I don’t remember what happened when I went to bed. For some reason that night is absent from memory. All I know is that it never happened again after that. In the weeks following, though I continued to wake sporadically in the predawn darkness, I no longer questioned if I had gone blind. Instead, my eyes would just focus and stare and hope that they never saw anything again.
*
To this day, even though I have moved and travelled and lived far away from that village, often I lie awake listening out for the sound of that scratching, and in the mornings, when I draw back the curtains, I still find myself looking for the smudges on the glass; ones left by fingers so thin and little.

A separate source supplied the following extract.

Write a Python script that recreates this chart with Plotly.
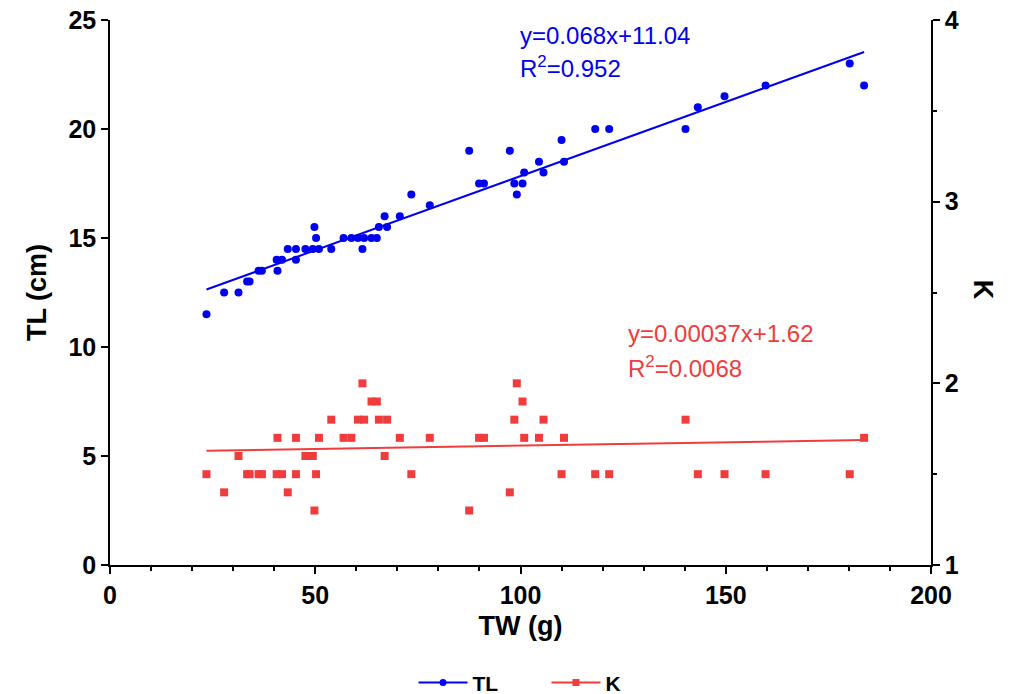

I should be clear: I do not believe in ghosts or monsters. I do not, in all rational thought, believe the Earth has been visited by aliens. But what I heard and saw that week when I was thirteen I cannot explain. It is as simple as that. And though I bear no physical scars I can offer up as formal proof that these events truly transpired, the scar I bear is within my mind—the memories that I have relayed here upon the page.
I nearly just deleted this whole post. I stopped here and it’s taken me two days to actually want to continue on with this and commit what happened to the page.
Is this a true story or the beginning of another of your serials? Be honest!
Nicely done, Nathan. The alien abduction angle came in so gradually it was fun to read, the tension builds and builds. Excellent tale, best check for smudges on the windows, now!